SHORT PROBLEM
Skip the pictures. Transcribe the rest of the data below without changing a word.

GIVEN MATERIAL
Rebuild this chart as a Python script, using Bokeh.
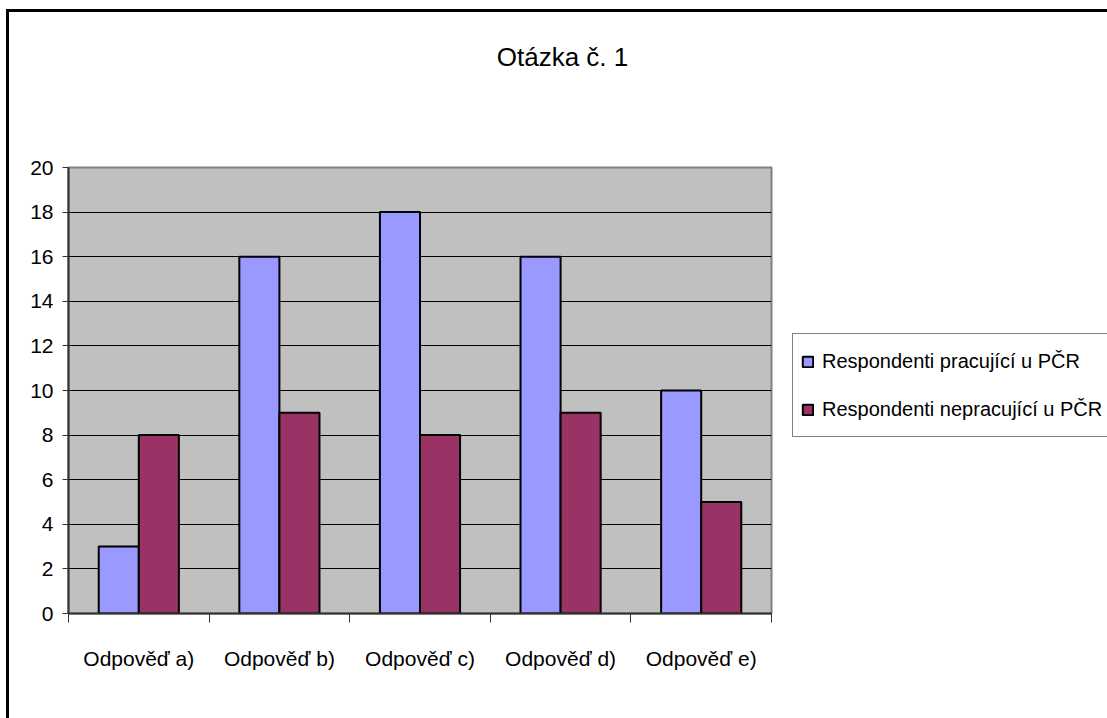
from bokeh.plotting import figure
from bokeh.layouts import column, row
from bokeh.models import Range1d, FixedTicker, Legend, LegendItem, Label, ColumnDataSource
from bokeh.embed import file_html
from bokeh.resources import INLINE

# ---- data ----
categories = ["Odpověď a)", "Odpověď b)", "Odpověď c)", "Odpověď d)", "Odpověď e)"]
pracujici = [3, 16, 18, 16, 10]
nepracujici = [8, 9, 8, 9, 5]
series_names = ["Respondenti pracující u PČR", "Respondenti nepracující u PČR"]
y_ticks = [0, 2, 4, 6, 8, 10, 12, 14, 16, 18, 20]
title_text = "Otázka č. 1"

FONT = "Liberation Sans"
BAR_W = 0.285
COLORS = ["#9999FF", "#993366"]

TOTAL_W = 1098
TITLE_H = 100
MAIN_H = 606
MAIN_W = 772

# ---- title strip ----
pt = figure(width=TOTAL_W, height=TITLE_H, x_range=Range1d(0, TOTAL_W), y_range=Range1d(0, TITLE_H),
            x_axis_type=None, y_axis_type=None, output_backend="svg", toolbar_location=None,
            min_border=0)
pt.outline_line_color = None
pt.grid.grid_line_color = None
pt.background_fill_color = "white"
pt.border_fill_color = "white"
pt.add_layout(Label(x=553, y=56, text=title_text, text_align="center", text_baseline="middle",
                    text_font=FONT, text_font_size="26px", text_color="black"))

# ---- main chart ----
centers = [i + 0.5 for i in range(len(categories))]
src = ColumnDataSource(dict(
    cat=categories,
    x1=[c - BAR_W / 2 for c in centers],
    x2=[c + BAR_W / 2 for c in centers],
    v1=pracujici,
    v2=nepracujici,
))

p = figure(width=MAIN_W, height=MAIN_H,
           x_range=Range1d(0, len(categories)), y_range=Range1d(0, 20),
           output_backend="svg", toolbar_location=None,
           min_border_left=59, min_border_right=10,
           min_border_top=55, min_border_bottom=MAIN_H - 55 - 446)
p.background_fill_color = "#C0C0C0"
p.border_fill_color = "white"
p.outline_line_color = "#808080"
p.outline_line_width = 2

p.vbar(x="x1", top="v1", bottom=0, width=BAR_W, source=src,
       fill_color=COLORS[0], line_color="black", line_width=2)
p.vbar(x="x2", top="v2", bottom=0, width=BAR_W, source=src,
       fill_color=COLORS[1], line_color="black", line_width=2)

p.xgrid.grid_line_color = None
p.ygrid.ticker = FixedTicker(ticks=y_ticks[1:-1])
p.ygrid.grid_line_color = "black"
p.ygrid.grid_line_width = 1

p.yaxis.ticker = FixedTicker(ticks=y_ticks)
p.yaxis.axis_line_color = "#333333"
p.yaxis.axis_line_width = 2
p.yaxis.major_tick_out = 6
p.yaxis.major_tick_in = 0
p.yaxis.major_tick_line_color = "#333333"
p.yaxis.minor_tick_line_color = None
p.yaxis.major_label_text_font = FONT
p.yaxis.major_label_text_font_size = "21px"
p.yaxis.major_label_text_color = "black"
p.yaxis.major_label_standoff = 9

p.xaxis.ticker = FixedTicker(ticks=centers, minor_ticks=list(range(len(categories) + 1)))
p.xaxis.major_label_overrides = {c: lab for c, lab in zip(centers, categories)}
p.xaxis.major_tick_line_color = None
p.xaxis.major_tick_out = 0
p.xaxis.major_tick_in = 0
p.xaxis.minor_tick_out = 9
p.xaxis.minor_tick_in = 0
p.xaxis.minor_tick_line_color = "#333333"
p.xaxis.minor_tick_line_width = 1
p.xaxis.axis_line_color = "#333333"
p.xaxis.axis_line_width = 2
p.xaxis.major_label_text_font = FONT
p.xaxis.major_label_text_font_size = "21px"
p.xaxis.major_label_text_color = "black"
p.xaxis.major_label_standoff = 24

# ---- legend strip (tiny swatch renderers hidden behind the opaque legend box) ----
pl = figure(width=TOTAL_W - MAIN_W, height=MAIN_H, x_range=Range1d(0, 1), y_range=Range1d(0, 1),
            x_axis_type=None, y_axis_type=None, output_backend="svg", toolbar_location=None,
            min_border=0)
pl.outline_line_color = None
pl.grid.grid_line_color = None
pl.background_fill_color = "white"
pl.border_fill_color = "white"
lr1 = pl.vbar(x=[0.5], top=[0.472], bottom=0.468, width=0.005,
              fill_color=COLORS[0], line_color="black", line_width=2)
lr2 = pl.vbar(x=[0.5], top=[0.472], bottom=0.468, width=0.005,
              fill_color=COLORS[1], line_color="black", line_width=2)
legend = Legend(items=[LegendItem(label=series_names[0], renderers=[lr1]),
                       LegendItem(label=series_names[1], renderers=[lr2])],
                location=(11, 176), orientation="vertical")
legend.label_text_font = FONT
legend.label_text_font_size = "20px"
legend.label_text_color = "black"
legend.label_height = 38
legend.glyph_height = 13
legend.glyph_width = 13
legend.label_standoff = 8
legend.spacing = 10
legend.padding = 8
legend.margin = 0
legend.border_line_color = "black"
legend.border_line_width = 1
legend.background_fill_color = "white"
legend.background_fill_alpha = 1
pl.add_layout(legend)

layout = column(pt, row(p, pl, spacing=0), spacing=0,
                styles={"border-top": "3px solid black", "border-left": "3px solid black",
                        "margin-left": "6px", "margin-top": "9px"})

open("out.html", "w").write(file_html(layout, INLINE))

RESULT BELOW
Rebuild this chart as a Python script, using Bokeh.
from bokeh.plotting import figure
from bokeh.layouts import column, row
from bokeh.models import Range1d, FixedTicker, Legend, LegendItem, Label, ColumnDataSource
from bokeh.embed import file_html
from bokeh.resources import INLINE

# ---- data ----
categories = ["Odpověď a)", "Odpověď b)", "Odpověď c)", "Odpověď d)", "Odpověď e)"]
pracujici = [3, 16, 18, 16, 10]
nepracujici = [8, 9, 8, 9, 5]
series_names = ["Respondenti pracující u PČR", "Respondenti nepracující u PČR"]
y_ticks = [0, 2, 4, 6, 8, 10, 12, 14, 16, 18, 20]
title_text = "Otázka č. 1"

FONT = "Liberation Sans"
BAR_W = 0.285
COLORS = ["#9999FF", "#993366"]

TOTAL_W = 1098
TITLE_H = 100
MAIN_H = 606
MAIN_W = 772

# ---- title strip ----
pt = figure(width=TOTAL_W, height=TITLE_H, x_range=Range1d(0, TOTAL_W), y_range=Range1d(0, TITLE_H),
            x_axis_type=None, y_axis_type=None, output_backend="svg", toolbar_location=None,
            min_border=0)
pt.outline_line_color = None
pt.grid.grid_line_color = None
pt.background_fill_color = "white"
pt.border_fill_color = "white"
pt.add_layout(Label(x=553, y=56, text=title_text, text_align="center", text_baseline="middle",
                    text_font=FONT, text_font_size="26px", text_color="black"))

# ---- main chart ----
centers = [i + 0.5 for i in range(len(categories))]
src = ColumnDataSource(dict(
    cat=categories,
    x1=[c - BAR_W / 2 for c in centers],
    x2=[c + BAR_W / 2 for c in centers],
    v1=pracujici,
    v2=nepracujici,
))

p = figure(width=MAIN_W, height=MAIN_H,
           x_range=Range1d(0, len(categories)), y_range=Range1d(0, 20),
           output_backend="svg", toolbar_location=None,
           min_border_left=59, min_border_right=10,
           min_border_top=55, min_border_bottom=MAIN_H - 55 - 446)
p.background_fill_color = "#C0C0C0"
p.border_fill_color = "white"
p.outline_line_color = "#808080"
p.outline_line_width = 2

p.vbar(x="x1", top="v1", bottom=0, width=BAR_W, source=src,
       fill_color=COLORS[0], line_color="black", line_width=2)
p.vbar(x="x2", top="v2", bottom=0, width=BAR_W, source=src,
       fill_color=COLORS[1], line_color="black", line_width=2)

p.xgrid.grid_line_color = None
p.ygrid.ticker = FixedTicker(ticks=y_ticks[1:-1])
p.ygrid.grid_line_color = "black"
p.ygrid.grid_line_width = 1

p.yaxis.ticker = FixedTicker(ticks=y_ticks)
p.yaxis.axis_line_color = "#333333"
p.yaxis.axis_line_width = 2
p.yaxis.major_tick_out = 6
p.yaxis.major_tick_in = 0
p.yaxis.major_tick_line_color = "#333333"
p.yaxis.minor_tick_line_color = None
p.yaxis.major_label_text_font = FONT
p.yaxis.major_label_text_font_size = "21px"
p.yaxis.major_label_text_color = "black"
p.yaxis.major_label_standoff = 9

p.xaxis.ticker = FixedTicker(ticks=centers, minor_ticks=list(range(len(categories) + 1)))
p.xaxis.major_label_overrides = {c: lab for c, lab in zip(centers, categories)}
p.xaxis.major_tick_line_color = None
p.xaxis.major_tick_out = 0
p.xaxis.major_tick_in = 0
p.xaxis.minor_tick_out = 9
p.xaxis.minor_tick_in = 0
p.xaxis.minor_tick_line_color = "#333333"
p.xaxis.minor_tick_line_width = 1
p.xaxis.axis_line_color = "#333333"
p.xaxis.axis_line_width = 2
p.xaxis.major_label_text_font = FONT
p.xaxis.major_label_text_font_size = "21px"
p.xaxis.major_label_text_color = "black"
p.xaxis.major_label_standoff = 24

# ---- legend strip (tiny swatch renderers hidden behind the opaque legend box) ----
pl = figure(width=TOTAL_W - MAIN_W, height=MAIN_H, x_range=Range1d(0, 1), y_range=Range1d(0, 1),
            x_axis_type=None, y_axis_type=None, output_backend="svg", toolbar_location=None,
            min_border=0)
pl.outline_line_color = None
pl.grid.grid_line_color = None
pl.background_fill_color = "white"
pl.border_fill_color = "white"
lr1 = pl.vbar(x=[0.5], top=[0.472], bottom=0.468, width=0.005,
              fill_color=COLORS[0], line_color="black", line_width=2)
lr2 = pl.vbar(x=[0.5], top=[0.472], bottom=0.468, width=0.005,
              fill_color=COLORS[1], line_color="black", line_width=2)
legend = Legend(items=[LegendItem(label=series_names[0], renderers=[lr1]),
                       LegendItem(label=series_names[1], renderers=[lr2])],
                location=(11, 176), orientation="vertical")
legend.label_text_font = FONT
legend.label_text_font_size = "20px"
legend.label_text_color = "black"
legend.label_height = 38
legend.glyph_height = 13
legend.glyph_width = 13
legend.label_standoff = 8
legend.spacing = 10
legend.padding = 8
legend.margin = 0
legend.border_line_color = "black"
legend.border_line_width = 1
legend.background_fill_color = "white"
legend.background_fill_alpha = 1
pl.add_layout(legend)

layout = column(pt, row(p, pl, spacing=0), spacing=0,
                styles={"border-top": "3px solid black", "border-left": "3px solid black",
                        "margin-left": "6px", "margin-top": "9px"})

open("out.html", "w").write(file_html(layout, INLINE))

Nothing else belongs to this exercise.